From one Castine owner to another, I think that a stovepipe damper isn't needed. As Jake said up above, if need be (i.e a chimney fire) you can always block the secondary air intake in the back. It's in the bottom center -- a sort of round opening.
 
okay, thx. The stoves roars I guess with such a long chimney and the oak, when I opened the door there was a bit of movement inside the stove. Well tonight going to do the 2 out of 3 curing burns. Smoke and smell wasnt too bad.
 
Maybe I need a damper.A half or little more load will get to 500 real quick then i shut it down all the way. Gradually over the next half hour it will get to 750 with a real slow rolling flame.
I'd like to be able to load it up and get 10 hour burns like I was getting last month before I knew about overfiring(sorry, real new to this stuff).

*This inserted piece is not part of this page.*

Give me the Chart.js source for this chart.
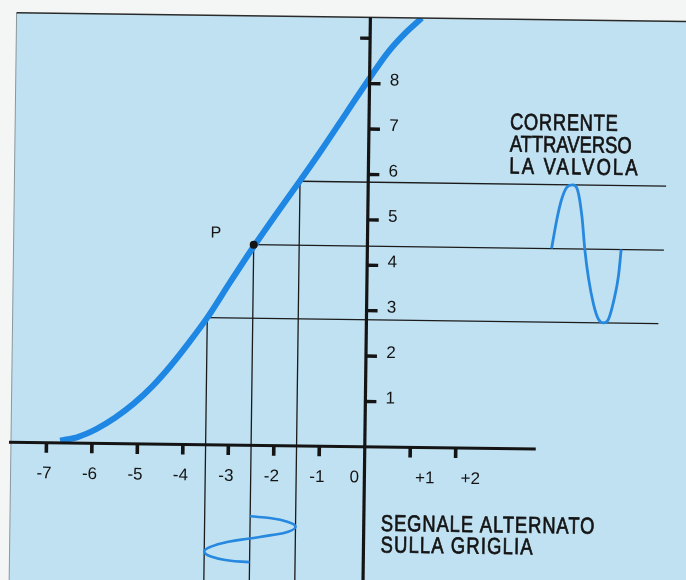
<!DOCTYPE html>
<html lang="it">
<head>
<meta charset="utf-8">
<title>Caratteristica di griglia della valvola</title>
<script src="https://cdn.jsdelivr.net/npm/chart.js@4.4.1/dist/chart.umd.min.js"></script>
<style>
  html, body { margin: 0; padding: 0; background: #f4f6f6; }
  canvas { display: block; }
</style>
</head>
<body>
<canvas id="chart" width="686" height="580"></canvas>
<script>
// grid voltage (V) -> plate current (mA)
const curveX = [-6.7, -6.3, -5.9, -5.5, -5.1, -4.7, -4.3, -3.9, -3.5, -3.0, -2.5, -2.0, -1.5, -1.0, -0.5, 0, 0.4, 0.75, 1.13];
const curveY = [0.05, 0.14, 0.32, 0.57, 0.88, 1.26, 1.72, 2.24, 2.80, 3.60, 4.38, 5.12, 5.84, 6.58, 7.35, 8.12, 8.70, 9.10, 9.46];

// grid swing: negative peak, working point P, positive peak
const swingX = [-3.5, -2.5, -1.5];
const swingY = [2.8, 4.42, 5.83];
const levelEndX = [6.42, 6.52, 6.55];

// plate current waveform
const currentWaveX = [4.05, 4.16, 4.26, 4.37, 4.49, 4.61, 4.71, 4.78, 4.87, 4.99, 5.10, 5.21, 5.32, 5.43, 5.53, 5.58];
const currentWaveY = [4.42, 5.08, 5.52, 5.78, 5.83, 5.70, 5.12, 4.42, 3.78, 3.20, 2.88, 2.80, 2.88, 3.28, 3.85, 4.42];

// alternating signal on the grid
const signalWaveX = [-2.5, -2.03, -1.72, -1.5, -1.66, -2.03, -2.5, -2.97, -3.35, -3.5, -3.35, -2.96, -2.5];
const signalWaveY = [-1.56, -1.60, -1.66, -1.77, -1.89, -1.97, -2.05, -2.13, -2.24, -2.35, -2.46, -2.54, -2.57];

const xTickValues = [-7, -6, -5, -4, -3, -2, -1, 1, 2];
const xLabelValues = [-7, -6, -5, -4, -3, -2, -1, 0, 1, 2];
const xLabels = ['-7', '-6', '-5', '-4', '-3', '-2', '-1', '0', '+1', '+2'];
const yTickValues = [1, 2, 3, 4, 5, 6, 7, 8, 9];
const yLabels = ['1', '2', '3', '4', '5', '6', '7', '8'];
const xAxisEnd = 3.76;

const currentNote = ['CORRENTE', 'ATTRAVERSO', 'LA VALVOLA'];
const signalNote = ['SEGNALE ALTERNATO', 'SULLA GRIGLIA'];
const pointName = 'P';

const BLUE = '#1e86e3';
const INK = '#141414';
const PANEL = '#c0e1f2';
const TILT = 0.75 * Math.PI / 180;

const pts = (xs, ys) => xs.map((x, i) => ({ x, y: ys[i] }));

const guideLines = [];
swingX.forEach((x, i) => {
  guideLines.push({ data: [{ x, y: swingY[i] }, { x: levelEndX[i], y: swingY[i] }] });
  guideLines.push({ data: [{ x, y: swingY[i] }, { x, y: -3 }] });
});

// condensed lettering: squeeze a regular face horizontally
function narrowText(ctx, text, x, y, spacing) {
  ctx.save();
  ctx.translate(x, y);
  ctx.scale(0.8, 1);
  ctx.letterSpacing = spacing + 'px';
  ctx.strokeStyle = INK;
  ctx.lineWidth = 0.7;
  ctx.fillText(text, 0, 0);
  ctx.strokeText(text, 0, 0);
  ctx.restore();
}

const sheet = {
  id: 'sheet',
  beforeDraw(chart) {
    const { ctx, width, height, chartArea: a } = chart;
    ctx.save();
    ctx.fillStyle = '#f4f6f6';
    ctx.fillRect(0, 0, width, height);
    // the printed plate sits slightly rotated on the page
    ctx.translate(width / 2, height / 2);
    ctx.rotate(TILT);
    ctx.translate(-width / 2, -height / 2);
    ctx.fillStyle = PANEL;
    ctx.fillRect(a.left, a.top, width + 40 - a.left, height + 40 - a.top);
  },
  afterDatasetsDraw(chart) {
    const { ctx, width, height, chartArea: a } = chart;
    const sx = chart.scales.x, sy = chart.scales.y;
    const x0 = sx.getPixelForValue(0), y0 = sy.getPixelForValue(0);

    // frame
    ctx.fillStyle = '#8a979c';
    ctx.fillRect(a.left - 0.5, a.top, 1, height + 40);
    ctx.fillStyle = '#2a2a2a';
    ctx.fillRect(a.left, a.top - 0.8, width + 40, 1.6);

    // axes and ticks
    ctx.fillStyle = INK;
    ctx.fillRect(x0 - 1.6, a.top, 3.2, height + 40);
    ctx.fillRect(a.left - 2, y0 - 1.5, sx.getPixelForValue(xAxisEnd) - a.left + 2, 3);
    xTickValues.forEach(v => {
      ctx.fillRect(sx.getPixelForValue(v) - 1.8, y0, 3.6, 10);
    });
    const top = Math.max(...yTickValues);
    yTickValues.forEach(v => {
      const py = sy.getPixelForValue(v);
      if (v === top) ctx.fillRect(x0 - 10, py - 1.7, 10, 3.4);
      else ctx.fillRect(x0, py - 1.7, 11, 3.4);
    });

    ctx.font = '17px "Liberation Sans", Arial, sans-serif';
    ctx.textAlign = 'center';
    ctx.textBaseline = 'middle';
    xLabelValues.forEach((v, i) => {
      const dx = v < 0 ? -2 : (v === 0 ? -10 : 15);
      ctx.fillText(xLabels[i], sx.getPixelForValue(v) + dx, y0 + 31);
    });
    yLabels.forEach((t, i) => {
      ctx.fillText(t, x0 + 25, sy.getPixelForValue(yTickValues[i]) - 3);
    });

    ctx.font = '16px "Liberation Sans", Arial, sans-serif';
    ctx.fillText(pointName, sx.getPixelForValue(swingX[1]) - 38, sy.getPixelForValue(swingY[1]) - 11);

    ctx.font = '23px "Liberation Sans", Arial, sans-serif';
    ctx.textAlign = 'left';
    ctx.textBaseline = 'alphabetic';
    const cs = [0.8, 0, 2.7];
    const cx = sx.getPixelForValue(3.1), cy = sy.getPixelForValue(7.03);
    currentNote.forEach((t, i) => narrowText(ctx, t, cx, cy + i * 22, cs[i]));
    const ss = [1.1, 1.45];
    const gx = sx.getPixelForValue(0.376), gy = sy.getPixelForValue(-1.845);
    signalNote.forEach((t, i) => narrowText(ctx, t, gx, gy + i * 21.5, ss[i]));
  },
  afterDraw(chart) {
    chart.ctx.restore();
  }
};

new Chart(document.getElementById('chart'), {
  type: 'scatter',
  data: {
    datasets: [
      {
        label: 'P',
        data: [{ x: swingX[1], y: swingY[1] }],
        pointRadius: 4,
        pointBorderWidth: 0,
        pointBackgroundColor: INK,
        order: 0
      },
      {
        label: 'caratteristica',
        data: pts(curveX, curveY),
        showLine: true,
        borderColor: BLUE,
        borderWidth: 6,
        cubicInterpolationMode: 'monotone',
        pointRadius: 0,
        clip: 0,
        order: 1
      },
      {
        label: 'corrente',
        data: pts(currentWaveX, currentWaveY),
        showLine: true,
        borderColor: '#2688de',
        borderWidth: 2.8,
        cubicInterpolationMode: 'monotone',
        pointRadius: 0,
        clip: false,
        order: 2
      },
      {
        label: 'segnale',
        data: pts(signalWaveX, signalWaveY),
        showLine: true,
        borderColor: '#2688de',
        borderWidth: 2.6,
        tension: 0.45,
        pointRadius: 0,
        clip: false,
        order: 2
      },
      ...guideLines.map(g => ({
        data: g.data,
        showLine: true,
        borderColor: '#1b1b1b',
        borderWidth: 1.3,
        pointRadius: 0,
        clip: false,
        order: 3
      }))
    ]
  },
  options: {
    responsive: false,
    animation: false,
    devicePixelRatio: 1,
    events: [],
    layout: { padding: { left: 13, top: 17, right: 0, bottom: 0 } },
    plugins: {
      legend: { display: false },
      tooltip: { enabled: false }
    },
    scales: {
      x: { type: 'linear', min: -7.78, max: 6.93, display: false },
      y: { type: 'linear', min: -2.85, max: 9.46, display: false }
    }
  },
  plugins: [sheet]
});
</script>
</body>
</html>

I have a 6 inch flue that goes 45 degrees for about 4 feet then straight up for nearly 30 feet inside a brick chimney. Where do you install a damper on an insert?
 
I quite sure it goes on the stovepipe. Than there is a lever on it that controls the"tilt" of the damper, inside the pipe.
 
I discovered the hard way that not having a damper can be a nightmare in the right circumstances! We recently had a high wind experience where the wind got so strong it made the stove into a forge and turned the coal into a blazing white forge. The stove top was cherry red and it took a couple hours to cool enough for the glow to go away. Granted it was a Vogelzang however it was an epa re-burn stove and had we had a damper this would not have happened. Another side not only a quarter or less of the box was coals when this happened no full load no over burn due to ignorance or laziness just a straight up fluke. Its cheap insurance on newer secondary air stoves especially because if this happens you can't shut off the secondary air, you in essence get a super forge. This does and can happen to anyone!